Well, thank God I’m not in college any more, I don’t know that my heard could handle all those tazerings, and the threats of tazerings. I have a fragile constitution. I mean, I know they’re for my safety, but after my doctor ordered three martini lunches, I just don’t know how my system would respond. The saddest thing is that this story is the second time I’ve found myself ACTUALLY THINKING that L.A. would be better off with vigilante justice. Here’s an article on it from people closer to the source. I’m not going to link the video from YouTube, as it makes me sick to watch. No one I am related to will ever go to UCLA, or maybe even vacation in L.A., if I can help it.

It was a nasty looking day outside. I went and bought four kinds of bitters from the liquor store. I had intended to buy six or more, but they didn’t have all the brands that I wanted to try. It’s sad when you don’t have all the bitters you want for winter.

Mark went with me, and he bought some lillet. When we both got home we mixed drinks, 20th Century coctail, Sazerac, and Manhattans. It was good, except for the drink I mixed with amaretto. I don’t know why I bought that. It really did seem like a good thing to get. Then I wasted scotch mixing it into this horrible drink called a godfather. Mark poured it down the sink when I wasn’t looking. That man saved my life.

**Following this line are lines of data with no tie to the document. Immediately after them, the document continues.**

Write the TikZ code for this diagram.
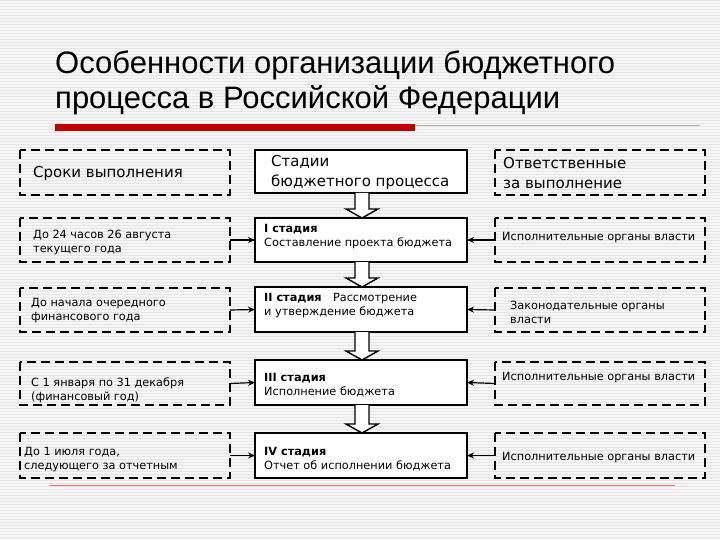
\documentclass[tikz,border=0pt]{standalone}
\usepackage{fontspec}
\setmainfont{DejaVu Sans}
\newfontfamily\titlefont{Liberation Sans}
\usetikzlibrary{arrows.meta,calc}
\tikzset{
 dbox/.style={draw, dash pattern=on 9pt off 5pt, line width=2pt},
 sbox/.style={draw, line width=2pt, fill=white},
 txt/.style={anchor=west, align=left, font=\fontsize{11.3}{14}\selectfont, inner sep=0pt},
 htxt/.style={anchor=west, align=left, font=\fontsize{15}{20}\selectfont, inner sep=0pt},
 conn/.style={-{Stealth[length=7pt,width=6pt]}, line width=1.2pt},
 hollow/.style={draw, line width=1.4pt, fill=white}
}
\begin{document}
\begin{tikzpicture}[x=1pt,y=-1pt]
\useasboundingbox (0,0) rectangle (720,540);
\fill[gray!7] (0,0) rectangle (720,540);
\foreach \y in {0,3,...,540} \draw[gray!20, line width=0.4pt] (0,\y) -- (720,\y);
% title
\node[anchor=west, font=\titlefont\fontsize{31}{35}\selectfont, align=left, inner sep=0pt] (title) at (55,83) {Особенности организации бюджетного\\процесса в Российской Федерации};
\fill[red!75!black] (55,124) rectangle (415,131);
\draw[gray!60, line width=0.8pt] (415,125) -- (700,125);
\draw[red!60, line width=0.8pt] (50,485) -- (675,485);
% boxes
\foreach \n/\t/\b in {0/150/195,1/218/262,2/288/332,3/362/405,4/433/478}{
  \draw[dbox] (20,\t) rectangle (230,\b);
  \draw[dbox] (495,\t) rectangle (705,\b);
  \coordinate (L\n) at (230,{(\t+\b)/2});
  \coordinate (R\n) at (495,{(\t+\b)/2});
}
\foreach \n/\t/\b in {0/150/193,1/218/262,2/287/332,3/360/405,4/433/478}{
  \draw[sbox] (255,\t) rectangle (467,\b);
  \coordinate (ML\n) at (255,{(\t+\b)/2});
  \coordinate (MR\n) at (467,{(\t+\b)/2});
  \coordinate (MT\n) at (362,\t);
  \coordinate (MB\n) at (362,\b);
}
% texts
\node[htxt] (l0) at (33,173) {Сроки выполнения};
\node[txt] (l1) at (33,242) {До 24 часов 26 августа\\текущего года};
\node[txt] (l2) at (31,311) {До начала очередного\\финансового года};
\node[txt] (l3) at (31,390) {С 1 января по 31 декабря\\(финансовый год)};
\node[txt] (l4) at (24,460) {До 1 июля года,\\следующего за отчетным};
\node[htxt] (m0) at (271,172) {Стадии\\бюджетного процесса};
\node[txt] (m1) at (264,237) {\textbf{I стадия}\\Составление проекта бюджета};
\node[txt] (m2) at (264,306) {\textbf{II стадия}\quad Рассмотрение\\и утверждение бюджета};
\node[txt] (m3) at (264,385) {\textbf{III стадия}\\Исполнение бюджета};
\node[txt] (m4) at (264,459) {\textbf{IV стадия}\\Отчет об исполнении бюджета};
\node[htxt] (r0) at (503,173) {Ответственные\\за выполнение};
\node[txt] (r1) at (502,238) {Исполнительные органы власти};
\node[txt] (r2) at (510,312) {Законодательные органы\\власти};
\node[txt] (r3) at (502,378) {Исполнительные органы власти};
\node[txt] (r4) at (502,458) {Исполнительные органы власти};
% connectors
\foreach \n in {1,2,3,4}{
  \draw[conn] (L\n) -- (ML\n);
  \draw[conn] (R\n) -- (MR\n);
}
% hollow arrows
\foreach \a/\b in {0/1,1/2,2/3,3/4}{
  \path[hollow] ($(MB\a)+(-7,0)$) -- ($(MT\b)+(-7,-9)$) -- ($(MT\b)+(-16,-9)$) -- (MT\b) -- ($(MT\b)+(16,-9)$) -- ($(MT\b)+(7,-9)$) -- ($(MB\a)+(7,0)$);
}
\end{tikzpicture}
\end{document}
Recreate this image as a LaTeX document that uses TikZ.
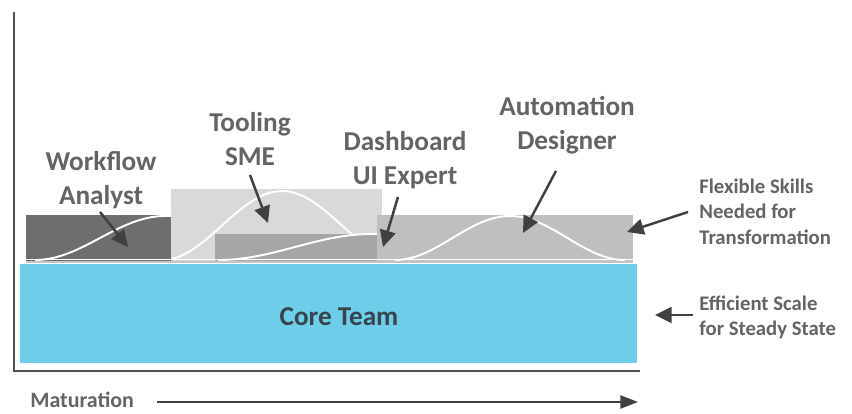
\documentclass[tikz,border=0pt]{standalone}
\usepackage{fontspec}
\setmainfont{Carlito}
\usetikzlibrary{arrows.meta}

\definecolor{coreblue}{HTML}{6ECDE9}
\definecolor{axisgray}{HTML}{505050}
\definecolor{arrowgray}{HTML}{404040}
\definecolor{labelgray}{HTML}{646464}
\definecolor{coretext}{HTML}{37444D}
\definecolor{workflowfill}{HTML}{6E6E6E}
\definecolor{toolingfill}{HTML}{D9D9D9}
\definecolor{dashfill}{HTML}{A6A6A6}
\definecolor{autofill}{HTML}{BFBFBF}
\definecolor{seamgray}{HTML}{C4C4C4}

\begin{document}
\begin{tikzpicture}[x=0.02cm, y=-0.02cm,
  axis/.style={draw=axisgray, line width=1.6pt},
  bump/.style={draw=white, line width=1.1pt, smooth},
  pointer/.style={draw=arrowgray, line width=1.4pt, -{Triangle[length=9.5pt,width=9pt]}},
  timeline/.style={draw=arrowgray, line width=0.9pt, -{Triangle[length=10pt,width=7.5pt]}},
  biglabel/.style={font=\fontsize{15.5}{19.3}\selectfont\bfseries, text=labelgray, align=center, inner sep=0pt},
  sidelabel/.style={font=\fontsize{11.8}{14.5}\selectfont\bfseries, text=labelgray, align=left, inner sep=0pt, anchor=west}]
\useasboundingbox (0,0) rectangle (852,413);

% axes
\draw[axis] (14,12) |- (640,371);

% core team band
\fill[coreblue] (20,264) rectangle (637,363);
\node[font=\fontsize{15.5}{19}\selectfont\bfseries, text=coretext, inner sep=0pt] (core) at (339,317) {Core Team};

% transformation skills: boxes with their demand curves
\fill[toolingfill] (171,189) rectangle (382,261);
\draw[bump, domain=171:377, samples=60] plot (\x, {260-34.5*(1+cos((\x-282)*1.5))});

\fill[workflowfill] (26,215) rectangle (171,261);
\draw[bump, domain=35:165, samples=40] plot (\x, {260-22*(1-cos((\x-35)*1.3846))}) -- (171,216);

\fill[dashfill] (215,234) rectangle (377,261);
\draw[bump, domain=218:372, samples=40] plot (\x, {260-13*(1-cos((\x-218)*1.1688))}) -- (377,234);

\fill[autofill] (377,215) rectangle (633,261);
\draw[bump, domain=395:625, samples=60] plot (\x, {260-22*(1+cos((\x-510)*1.5652))});

% base seam under the skill boxes
\draw[seamgray, line width=0.6pt] (26,262) -- (633,262);
\draw[white, line width=1.1pt] (26,259.5) -- (633,259.5);

% role labels
\node[biglabel] (wf)   at (101,180) {Workflow\\Analyst};
\node[biglabel] (tool) at (250,139) {Tooling\\SME};
\node[biglabel] (dash) at (405,160) {Dashboard\\UI Expert};
\node[biglabel] (auto) at (567,125) {Automation\\Designer};

% role pointers
\coordinate (wfTail) at (100,212);   \coordinate (wfTip) at (128,247);
\coordinate (toolTail) at (250,175); \coordinate (toolTip) at (268,223);
\coordinate (dashTail) at (398,197); \coordinate (dashTip) at (383,247);
\coordinate (autoTail) at (556,171); \coordinate (autoTip) at (523,233);
\draw[pointer] (wfTail) -- (wfTip);
\draw[pointer] (toolTail) -- (toolTip);
\draw[pointer] (dashTail) -- (dashTip);
\draw[pointer] (autoTail) -- (autoTip);

% side notes
\node[sidelabel] (flex) at (699,211.5) {Flexible Skills\\Needed for\\Transformation};
\node[sidelabel] (eff)  at (699,317.5) {Efficient Scale\\for Steady State};
\coordinate (flexTail) at (688,212); \coordinate (flexTip) at (627,232);
\coordinate (effTail) at (693,315);  \coordinate (effTip) at (655,315);
\draw[pointer] (flexTail) -- (flexTip);
\draw[pointer] (effTail) -- (effTip);

% maturation timeline
\node[font=\fontsize{12.5}{15}\selectfont\bfseries, text=labelgray, anchor=west, inner sep=0pt] (mat) at (30,400) {Maturation};
\coordinate (matStart) at (157,402);
\coordinate (matEnd) at (638,402);
\draw[timeline] (matStart) -- (matEnd);
\end{tikzpicture}
\end{document}
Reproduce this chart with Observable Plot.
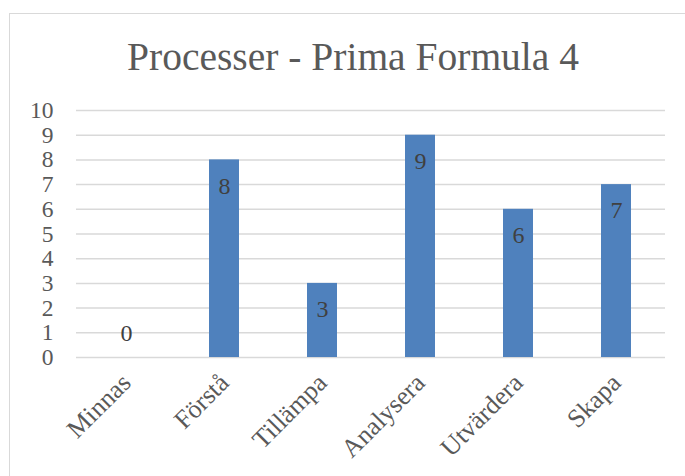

I also went to see Stranger Than Fiction, which was pretty good. It didn’t change my life, but I did enjoy it. I was a little intoxicated while I was watching it, see the previous paragraphs, and there were a couple of moments where I had ideas for things of my own to write, but alcohol swept them away in the great mass of other thoughts, that probably weren’t worth writing in the first place. I was frustrated for a moment when I was walking out of the theater. That was followed by me remembering how many of my ideas I did remember had not been fully written yet.

I did at one point lean in and chat with a friend of mine who’s at the University of MN for creative writing. We agreed that the movie made writers and publishers look hunormously more wealthy than was realistic. I wish I lived in a huge apartment with wood flooring and modern furniture. No, wait, I like my apartment. It’s cozy.